== TASK DESCRIPTION ==
Leave out all pictures and give back precisely the lines from the line with "Give me the matplotlib source for this chart." to the line with "yticks = [60, 80, 100, 120]", including those two lines.

┌──

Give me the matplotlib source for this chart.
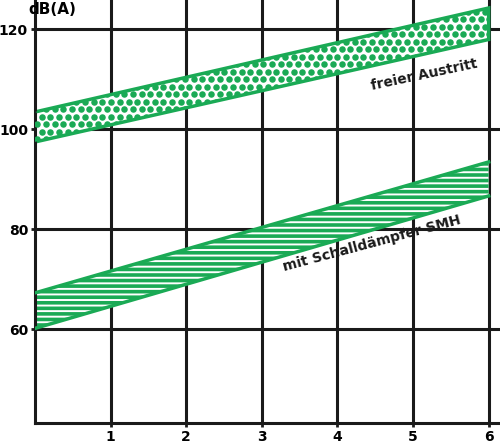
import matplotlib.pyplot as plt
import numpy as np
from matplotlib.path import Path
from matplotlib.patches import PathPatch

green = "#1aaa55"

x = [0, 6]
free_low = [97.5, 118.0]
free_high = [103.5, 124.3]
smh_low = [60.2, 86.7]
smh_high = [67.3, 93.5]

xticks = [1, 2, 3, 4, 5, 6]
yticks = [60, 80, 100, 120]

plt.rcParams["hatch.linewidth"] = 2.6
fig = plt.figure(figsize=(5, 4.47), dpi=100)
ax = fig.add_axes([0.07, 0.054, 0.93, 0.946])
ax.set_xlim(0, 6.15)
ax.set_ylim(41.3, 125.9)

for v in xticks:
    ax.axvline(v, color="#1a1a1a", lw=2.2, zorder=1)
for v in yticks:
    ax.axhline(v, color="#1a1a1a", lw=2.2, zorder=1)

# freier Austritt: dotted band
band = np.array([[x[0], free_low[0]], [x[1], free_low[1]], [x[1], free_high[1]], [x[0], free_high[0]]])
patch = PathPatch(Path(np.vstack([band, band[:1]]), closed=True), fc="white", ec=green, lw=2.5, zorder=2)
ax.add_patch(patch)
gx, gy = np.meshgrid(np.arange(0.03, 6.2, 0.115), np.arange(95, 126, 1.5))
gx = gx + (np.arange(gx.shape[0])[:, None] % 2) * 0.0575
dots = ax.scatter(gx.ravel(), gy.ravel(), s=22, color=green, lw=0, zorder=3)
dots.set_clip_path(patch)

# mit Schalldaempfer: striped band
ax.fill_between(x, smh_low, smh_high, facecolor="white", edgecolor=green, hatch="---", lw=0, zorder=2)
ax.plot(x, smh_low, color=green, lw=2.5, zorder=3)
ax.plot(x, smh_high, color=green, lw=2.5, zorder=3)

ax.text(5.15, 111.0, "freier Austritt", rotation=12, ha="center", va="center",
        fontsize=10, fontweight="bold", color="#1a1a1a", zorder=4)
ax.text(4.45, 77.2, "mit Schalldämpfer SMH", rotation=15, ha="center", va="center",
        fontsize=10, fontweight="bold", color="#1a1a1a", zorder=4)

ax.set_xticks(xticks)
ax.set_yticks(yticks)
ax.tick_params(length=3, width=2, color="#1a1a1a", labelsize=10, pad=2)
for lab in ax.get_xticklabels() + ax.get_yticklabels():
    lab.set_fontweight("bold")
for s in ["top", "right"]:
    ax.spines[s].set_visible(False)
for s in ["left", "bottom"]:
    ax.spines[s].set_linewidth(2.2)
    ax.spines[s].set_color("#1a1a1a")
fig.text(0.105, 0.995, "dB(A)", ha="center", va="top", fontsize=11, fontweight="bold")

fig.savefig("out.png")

└──
┌──

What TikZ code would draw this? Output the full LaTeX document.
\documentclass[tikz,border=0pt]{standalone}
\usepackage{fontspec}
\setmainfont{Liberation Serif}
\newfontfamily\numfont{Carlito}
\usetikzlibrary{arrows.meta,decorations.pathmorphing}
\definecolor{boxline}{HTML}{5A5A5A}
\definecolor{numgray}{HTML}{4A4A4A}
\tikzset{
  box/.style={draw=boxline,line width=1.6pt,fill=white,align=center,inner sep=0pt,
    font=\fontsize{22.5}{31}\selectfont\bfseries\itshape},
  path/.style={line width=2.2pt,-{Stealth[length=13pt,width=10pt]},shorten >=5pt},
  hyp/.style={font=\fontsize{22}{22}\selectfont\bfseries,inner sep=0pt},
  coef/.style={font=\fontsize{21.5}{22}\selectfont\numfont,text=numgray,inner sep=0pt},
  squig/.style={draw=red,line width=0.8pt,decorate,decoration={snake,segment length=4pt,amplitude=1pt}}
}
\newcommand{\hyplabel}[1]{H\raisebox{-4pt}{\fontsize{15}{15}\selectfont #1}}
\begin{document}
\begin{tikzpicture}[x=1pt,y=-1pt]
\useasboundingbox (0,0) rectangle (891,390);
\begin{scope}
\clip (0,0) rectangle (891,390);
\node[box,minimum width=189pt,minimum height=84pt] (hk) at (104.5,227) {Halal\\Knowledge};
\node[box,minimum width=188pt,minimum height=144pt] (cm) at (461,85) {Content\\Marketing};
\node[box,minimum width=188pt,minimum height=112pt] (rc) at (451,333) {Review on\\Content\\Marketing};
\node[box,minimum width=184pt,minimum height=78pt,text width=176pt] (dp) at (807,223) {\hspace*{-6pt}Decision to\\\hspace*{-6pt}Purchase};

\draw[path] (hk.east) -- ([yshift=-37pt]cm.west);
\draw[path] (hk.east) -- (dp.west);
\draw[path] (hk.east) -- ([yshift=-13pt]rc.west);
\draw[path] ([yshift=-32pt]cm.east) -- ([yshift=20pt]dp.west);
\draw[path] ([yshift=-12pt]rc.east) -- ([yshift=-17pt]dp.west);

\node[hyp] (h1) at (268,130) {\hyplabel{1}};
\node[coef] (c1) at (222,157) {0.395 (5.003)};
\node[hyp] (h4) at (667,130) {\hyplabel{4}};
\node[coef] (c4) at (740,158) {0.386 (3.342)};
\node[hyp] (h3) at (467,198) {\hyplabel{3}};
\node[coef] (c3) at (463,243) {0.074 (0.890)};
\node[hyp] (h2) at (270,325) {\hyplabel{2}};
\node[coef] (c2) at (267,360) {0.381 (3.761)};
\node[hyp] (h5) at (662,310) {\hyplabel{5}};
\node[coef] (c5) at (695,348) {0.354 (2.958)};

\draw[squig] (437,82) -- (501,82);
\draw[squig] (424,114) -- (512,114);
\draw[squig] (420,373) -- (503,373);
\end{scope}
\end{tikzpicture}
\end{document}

└──

== EXERCISE ANSWER ==
Give me the matplotlib source for this chart.
import matplotlib.pyplot as plt
import numpy as np
from matplotlib.path import Path
from matplotlib.patches import PathPatch

green = "#1aaa55"

x = [0, 6]
free_low = [97.5, 118.0]
free_high = [103.5, 124.3]
smh_low = [60.2, 86.7]
smh_high = [67.3, 93.5]

xticks = [1, 2, 3, 4, 5, 6]
yticks = [60, 80, 100, 120]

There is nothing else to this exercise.